═══ Raw data

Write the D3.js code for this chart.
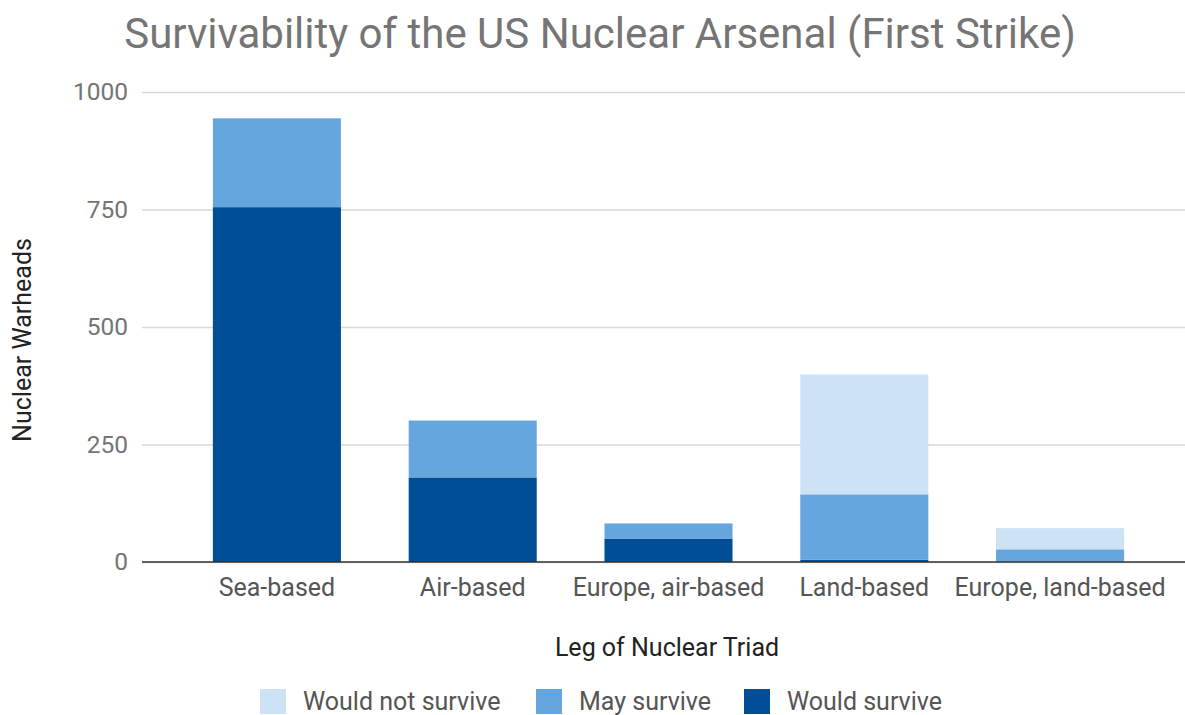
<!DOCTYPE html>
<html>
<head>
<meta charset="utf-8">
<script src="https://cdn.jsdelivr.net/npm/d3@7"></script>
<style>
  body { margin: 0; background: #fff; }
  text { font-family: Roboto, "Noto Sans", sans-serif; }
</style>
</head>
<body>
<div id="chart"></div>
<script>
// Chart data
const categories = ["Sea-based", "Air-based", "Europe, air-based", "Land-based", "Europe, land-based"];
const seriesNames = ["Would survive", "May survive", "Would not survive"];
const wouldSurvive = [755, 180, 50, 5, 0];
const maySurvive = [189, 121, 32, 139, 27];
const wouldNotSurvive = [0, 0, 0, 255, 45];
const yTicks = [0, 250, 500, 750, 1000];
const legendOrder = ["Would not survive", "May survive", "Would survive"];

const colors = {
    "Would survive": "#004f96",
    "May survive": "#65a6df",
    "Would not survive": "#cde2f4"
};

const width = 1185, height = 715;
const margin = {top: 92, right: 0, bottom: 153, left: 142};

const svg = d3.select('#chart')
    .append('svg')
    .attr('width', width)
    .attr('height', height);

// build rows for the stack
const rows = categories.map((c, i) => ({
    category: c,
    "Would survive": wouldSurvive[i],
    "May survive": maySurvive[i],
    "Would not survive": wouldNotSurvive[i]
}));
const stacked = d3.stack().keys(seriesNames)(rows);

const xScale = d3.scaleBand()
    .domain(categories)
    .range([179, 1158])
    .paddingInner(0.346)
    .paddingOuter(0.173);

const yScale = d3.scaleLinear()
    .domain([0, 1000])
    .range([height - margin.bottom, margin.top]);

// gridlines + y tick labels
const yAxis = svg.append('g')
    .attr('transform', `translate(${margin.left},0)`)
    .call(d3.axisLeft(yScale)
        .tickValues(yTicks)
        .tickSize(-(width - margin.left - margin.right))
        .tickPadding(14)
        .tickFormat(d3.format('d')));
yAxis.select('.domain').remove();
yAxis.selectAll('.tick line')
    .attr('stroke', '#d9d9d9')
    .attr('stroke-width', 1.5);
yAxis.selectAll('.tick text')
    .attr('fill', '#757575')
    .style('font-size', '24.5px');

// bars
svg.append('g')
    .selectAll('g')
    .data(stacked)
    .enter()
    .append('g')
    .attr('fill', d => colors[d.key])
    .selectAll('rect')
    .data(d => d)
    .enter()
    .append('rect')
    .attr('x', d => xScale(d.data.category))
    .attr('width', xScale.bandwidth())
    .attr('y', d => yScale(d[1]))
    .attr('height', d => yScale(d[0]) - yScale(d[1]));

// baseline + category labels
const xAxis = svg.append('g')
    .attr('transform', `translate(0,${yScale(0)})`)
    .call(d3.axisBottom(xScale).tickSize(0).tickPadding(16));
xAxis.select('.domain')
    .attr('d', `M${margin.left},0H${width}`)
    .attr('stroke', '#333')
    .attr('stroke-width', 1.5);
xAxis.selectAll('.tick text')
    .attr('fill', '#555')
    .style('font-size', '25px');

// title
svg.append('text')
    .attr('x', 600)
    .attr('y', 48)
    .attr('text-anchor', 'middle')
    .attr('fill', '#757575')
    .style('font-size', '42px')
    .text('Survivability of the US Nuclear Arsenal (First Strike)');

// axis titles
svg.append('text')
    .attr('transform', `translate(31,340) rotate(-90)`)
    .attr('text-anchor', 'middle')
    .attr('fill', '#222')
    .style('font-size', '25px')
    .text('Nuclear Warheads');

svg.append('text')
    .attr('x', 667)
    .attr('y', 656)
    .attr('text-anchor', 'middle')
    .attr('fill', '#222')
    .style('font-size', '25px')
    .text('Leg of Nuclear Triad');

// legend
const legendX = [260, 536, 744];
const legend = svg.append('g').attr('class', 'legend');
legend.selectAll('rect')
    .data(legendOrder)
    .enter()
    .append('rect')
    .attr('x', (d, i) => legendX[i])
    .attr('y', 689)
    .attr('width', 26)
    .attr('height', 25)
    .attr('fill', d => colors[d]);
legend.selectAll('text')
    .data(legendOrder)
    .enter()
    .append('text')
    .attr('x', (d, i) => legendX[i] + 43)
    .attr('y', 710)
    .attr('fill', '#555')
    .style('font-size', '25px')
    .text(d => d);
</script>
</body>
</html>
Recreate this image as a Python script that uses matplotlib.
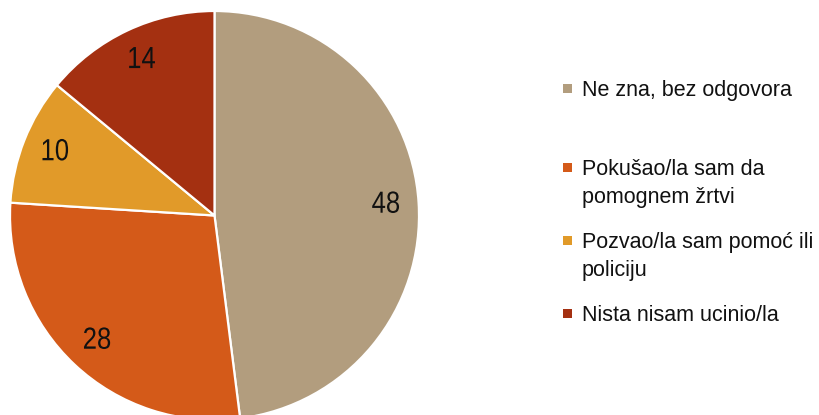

══════

Objective. Give every record again exactly, apart from the pictures, which stay out.

Exercise output.
Write the D3.js code for this chart.
<!DOCTYPE html>
<html>
<head>
<meta charset="utf-8">
<script src="https://cdn.jsdelivr.net/npm/d3@7"></script>
<style>
  body { margin: 0; background: #fff; }
  text { font-family: Roboto, "Noto Sans", sans-serif; }
</style>
</head>
<body>
<div id="chart"></div>
<script>
// Chart data
const categories = ["Sea-based", "Air-based", "Europe, air-based", "Land-based", "Europe, land-based"];
const seriesNames = ["Would survive", "May survive", "Would not survive"];
const wouldSurvive = [755, 180, 50, 5, 0];
const maySurvive = [189, 121, 32, 139, 27];
const wouldNotSurvive = [0, 0, 0, 255, 45];
const yTicks = [0, 250, 500, 750, 1000];
const legendOrder = ["Would not survive", "May survive", "Would survive"];

const colors = {
    "Would survive": "#004f96",
    "May survive": "#65a6df",
    "Would not survive": "#cde2f4"
};

const width = 1185, height = 715;
const margin = {top: 92, right: 0, bottom: 153, left: 142};

const svg = d3.select('#chart')
    .append('svg')
    .attr('width', width)
    .attr('height', height);

// build rows for the stack
const rows = categories.map((c, i) => ({
    category: c,
    "Would survive": wouldSurvive[i],
    "May survive": maySurvive[i],
    "Would not survive": wouldNotSurvive[i]
}));
const stacked = d3.stack().keys(seriesNames)(rows);

const xScale = d3.scaleBand()
    .domain(categories)
    .range([179, 1158])
    .paddingInner(0.346)
    .paddingOuter(0.173);

const yScale = d3.scaleLinear()
    .domain([0, 1000])
    .range([height - margin.bottom, margin.top]);

// gridlines + y tick labels
const yAxis = svg.append('g')
    .attr('transform', `translate(${margin.left},0)`)
    .call(d3.axisLeft(yScale)
        .tickValues(yTicks)
        .tickSize(-(width - margin.left - margin.right))
        .tickPadding(14)
        .tickFormat(d3.format('d')));
yAxis.select('.domain').remove();
yAxis.selectAll('.tick line')
    .attr('stroke', '#d9d9d9')
    .attr('stroke-width', 1.5);
yAxis.selectAll('.tick text')
    .attr('fill', '#757575')
    .style('font-size', '24.5px');

// bars
svg.append('g')
    .selectAll('g')
    .data(stacked)
    .enter()
    .append('g')
    .attr('fill', d => colors[d.key])
    .selectAll('rect')
    .data(d => d)
    .enter()
    .append('rect')
    .attr('x', d => xScale(d.data.category))
    .attr('width', xScale.bandwidth())
    .attr('y', d => yScale(d[1]))
    .attr('height', d => yScale(d[0]) - yScale(d[1]));

// baseline + category labels
const xAxis = svg.append('g')
    .attr('transform', `translate(0,${yScale(0)})`)
    .call(d3.axisBottom(xScale).tickSize(0).tickPadding(16));
xAxis.select('.domain')
    .attr('d', `M${margin.left},0H${width}`)
    .attr('stroke', '#333')
    .attr('stroke-width', 1.5);
xAxis.selectAll('.tick text')
    .attr('fill', '#555')
    .style('font-size', '25px');

// title
svg.append('text')
    .attr('x', 600)
    .attr('y', 48)
    .attr('text-anchor', 'middle')
    .attr('fill', '#757575')
    .style('font-size', '42px')
    .text('Survivability of the US Nuclear Arsenal (First Strike)');

// axis titles
svg.append('text')
    .attr('transform', `translate(31,340) rotate(-90)`)
    .attr('text-anchor', 'middle')
    .attr('fill', '#222')
    .style('font-size', '25px')
    .text('Nuclear Warheads');

svg.append('text')
    .attr('x', 667)
    .attr('y', 656)
    .attr('text-anchor', 'middle')
    .attr('fill', '#222')
    .style('font-size', '25px')
    .text('Leg of Nuclear Triad');

// legend
const legendX = [260, 536, 744];
const legend = svg.append('g').attr('class', 'legend');
legend.selectAll('rect')
    .data(legendOrder)
    .enter()
    .append('rect')
    .attr('x', (d, i) => legendX[i])
    .attr('y', 689)
    .attr('width', 26)
    .attr('height', 25)
    .attr('fill', d => colors[d]);
legend.selectAll('text')
    .data(legendOrder)
    .enter()
    .append('text')
    .attr('x', (d, i) => legendX[i] + 43)
    .attr('y', 710)
    .attr('fill', '#555')
    .style('font-size', '25px')
    .text(d => d);
</script>
</body>
</html>
Recreate this image as a Python script that uses matplotlib.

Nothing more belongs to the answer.